Setiap ayat Al-Fatihah adalah samudra makna yang dalam. Dari Basmalah yang mengajarkan pentingnya memulai segala sesuatu dengan nama Allah, hingga pujian "Alhamdulillahi Rabbil 'alamin" yang menanamkan jiwa syukur, sifat "Ar-Rahmanir-Rahim" yang menyeimbangkan antara harapan dan rasa takut, serta "Maaliki Yawmiddin" yang mengingatkan akan akuntabilitas di akhirat. Puncak pernyataan tauhid "Iyyaka na'budu wa iyyaka nasta'in" menjadi poros utama hubungan hamba dengan Rabb-nya, diikuti dengan doa fundamental "Ihdinas-siratal mustaqim" yang memohon petunjuk ke jalan yang benar, yaitu jalan para anbiya, shiddiqin, syuhada, dan shalihin, bukan jalan orang-orang yang dimurkai (berilmu tapi ingkar) maupun yang sesat (beramal tanpa ilmu).

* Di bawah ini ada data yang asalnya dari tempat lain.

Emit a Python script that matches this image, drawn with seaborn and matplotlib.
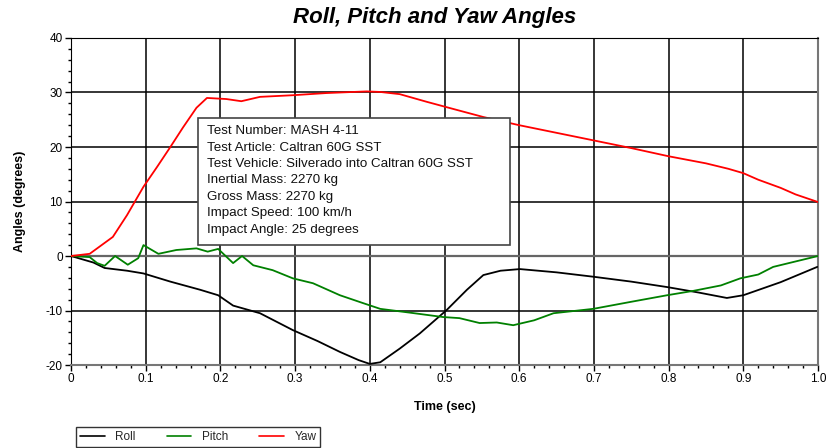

Al-Fatihah bukan sekadar bacaan wajib dalam salat; ia adalah dialog hidup antara hamba dan Allah. Pengulangannya yang konstan dalam setiap rakaat salat fardhu dan sunnah memastikan bahwa pesan-pesan mendalamnya terus meresap ke dalam hati dan pikiran seorang Muslim, membentuk karakter spiritual, akhlak, dan pandangan hidupnya. Ia adalah sumber hidayah yang abadi, penguat tauhid dan tawakal, penumbuh rasa syukur, serta pengingat akan akuntabilitas dan tujuan hidup yang hakiki.

Memahami dan menghayati Al-Fatihah secara mendalam adalah langkah pertama dan terpenting dalam perjalanan spiritual seorang Muslim. Ia adalah peta jalan menuju kebahagiaan sejati, baik di dunia maupun di akhirat. Oleh karena itu, mari kita senantiasa merenungkan makna Al-Fatihah dalam setiap bacaan kita, membiarkan cahayanya membimbing langkah-langkah kita di jalan yang lurus, insya Allah.